* Your goal
Can you find the lines of the listing that include "this" and copy every one?

* Exercise input
- - - - - - -

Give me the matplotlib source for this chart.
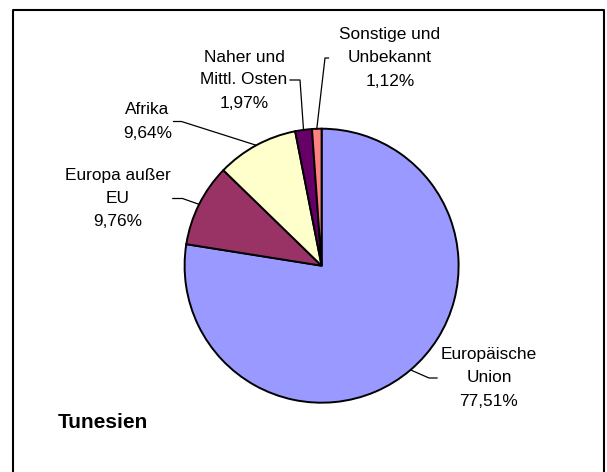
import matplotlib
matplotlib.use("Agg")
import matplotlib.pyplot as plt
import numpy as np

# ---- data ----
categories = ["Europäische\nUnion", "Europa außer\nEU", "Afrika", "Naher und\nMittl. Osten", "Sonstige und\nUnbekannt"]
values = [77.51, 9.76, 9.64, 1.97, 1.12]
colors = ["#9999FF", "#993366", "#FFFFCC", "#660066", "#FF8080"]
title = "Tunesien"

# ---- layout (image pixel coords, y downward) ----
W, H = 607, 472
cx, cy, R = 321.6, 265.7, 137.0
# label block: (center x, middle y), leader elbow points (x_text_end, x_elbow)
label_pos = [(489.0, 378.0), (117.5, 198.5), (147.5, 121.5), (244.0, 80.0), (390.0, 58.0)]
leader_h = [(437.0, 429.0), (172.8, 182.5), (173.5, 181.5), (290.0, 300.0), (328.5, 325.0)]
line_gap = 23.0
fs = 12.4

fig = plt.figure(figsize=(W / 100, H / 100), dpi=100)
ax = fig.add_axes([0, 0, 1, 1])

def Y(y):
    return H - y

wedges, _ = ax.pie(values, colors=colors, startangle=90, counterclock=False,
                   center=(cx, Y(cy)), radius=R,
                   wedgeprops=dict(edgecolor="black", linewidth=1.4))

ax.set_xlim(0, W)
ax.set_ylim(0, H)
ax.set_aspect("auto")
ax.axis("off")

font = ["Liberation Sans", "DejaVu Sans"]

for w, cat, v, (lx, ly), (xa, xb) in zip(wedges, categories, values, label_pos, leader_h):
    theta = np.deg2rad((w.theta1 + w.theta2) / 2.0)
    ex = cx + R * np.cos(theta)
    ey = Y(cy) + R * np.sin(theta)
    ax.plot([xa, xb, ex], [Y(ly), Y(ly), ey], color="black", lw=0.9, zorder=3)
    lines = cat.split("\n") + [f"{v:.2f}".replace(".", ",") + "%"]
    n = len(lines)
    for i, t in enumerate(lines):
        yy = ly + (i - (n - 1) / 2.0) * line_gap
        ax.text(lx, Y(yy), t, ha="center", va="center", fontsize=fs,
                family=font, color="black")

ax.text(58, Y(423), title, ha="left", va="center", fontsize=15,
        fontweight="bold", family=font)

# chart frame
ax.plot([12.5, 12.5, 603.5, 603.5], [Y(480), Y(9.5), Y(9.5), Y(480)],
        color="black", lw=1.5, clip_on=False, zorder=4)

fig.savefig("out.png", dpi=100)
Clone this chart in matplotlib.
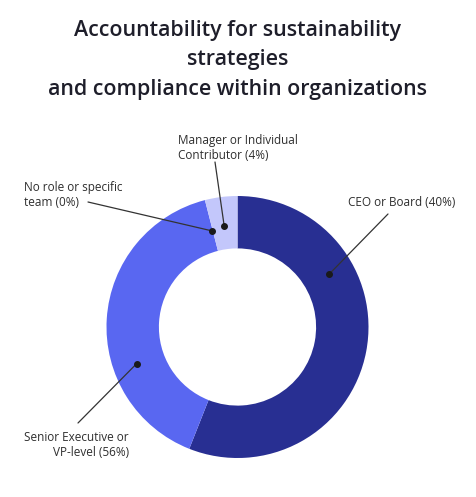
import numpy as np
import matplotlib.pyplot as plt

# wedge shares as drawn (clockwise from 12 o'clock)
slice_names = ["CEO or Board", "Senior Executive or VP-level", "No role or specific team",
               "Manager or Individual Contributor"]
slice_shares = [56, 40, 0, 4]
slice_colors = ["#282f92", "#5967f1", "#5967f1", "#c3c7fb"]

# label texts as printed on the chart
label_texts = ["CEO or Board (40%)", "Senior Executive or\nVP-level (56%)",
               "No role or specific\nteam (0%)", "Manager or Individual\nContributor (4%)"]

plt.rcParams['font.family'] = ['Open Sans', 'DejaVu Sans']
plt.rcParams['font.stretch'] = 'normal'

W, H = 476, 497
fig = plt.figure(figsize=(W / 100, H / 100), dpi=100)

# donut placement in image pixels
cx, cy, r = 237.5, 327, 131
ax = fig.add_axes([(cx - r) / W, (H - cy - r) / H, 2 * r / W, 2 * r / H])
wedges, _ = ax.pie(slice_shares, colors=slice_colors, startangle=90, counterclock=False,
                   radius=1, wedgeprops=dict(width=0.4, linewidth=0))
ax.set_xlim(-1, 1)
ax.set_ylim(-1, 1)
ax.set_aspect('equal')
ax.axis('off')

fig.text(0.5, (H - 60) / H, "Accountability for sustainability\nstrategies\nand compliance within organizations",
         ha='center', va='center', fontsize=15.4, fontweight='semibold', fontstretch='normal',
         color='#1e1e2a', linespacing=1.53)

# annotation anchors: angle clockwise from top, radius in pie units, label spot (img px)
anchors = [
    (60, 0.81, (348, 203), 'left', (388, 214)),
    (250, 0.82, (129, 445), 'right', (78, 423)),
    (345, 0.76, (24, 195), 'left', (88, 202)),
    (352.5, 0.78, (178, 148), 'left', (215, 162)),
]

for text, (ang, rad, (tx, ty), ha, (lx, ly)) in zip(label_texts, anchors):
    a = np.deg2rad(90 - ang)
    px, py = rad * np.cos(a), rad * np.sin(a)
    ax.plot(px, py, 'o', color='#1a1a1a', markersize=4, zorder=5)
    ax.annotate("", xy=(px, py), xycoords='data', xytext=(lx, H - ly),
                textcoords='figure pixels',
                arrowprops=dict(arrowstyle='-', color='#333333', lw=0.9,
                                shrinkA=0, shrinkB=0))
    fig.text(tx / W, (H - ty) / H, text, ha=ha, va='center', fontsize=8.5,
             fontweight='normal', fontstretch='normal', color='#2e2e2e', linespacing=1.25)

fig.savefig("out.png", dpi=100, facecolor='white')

- - - - - - -

* Written solution
Give me the matplotlib source for this chart.
Clone this chart in matplotlib.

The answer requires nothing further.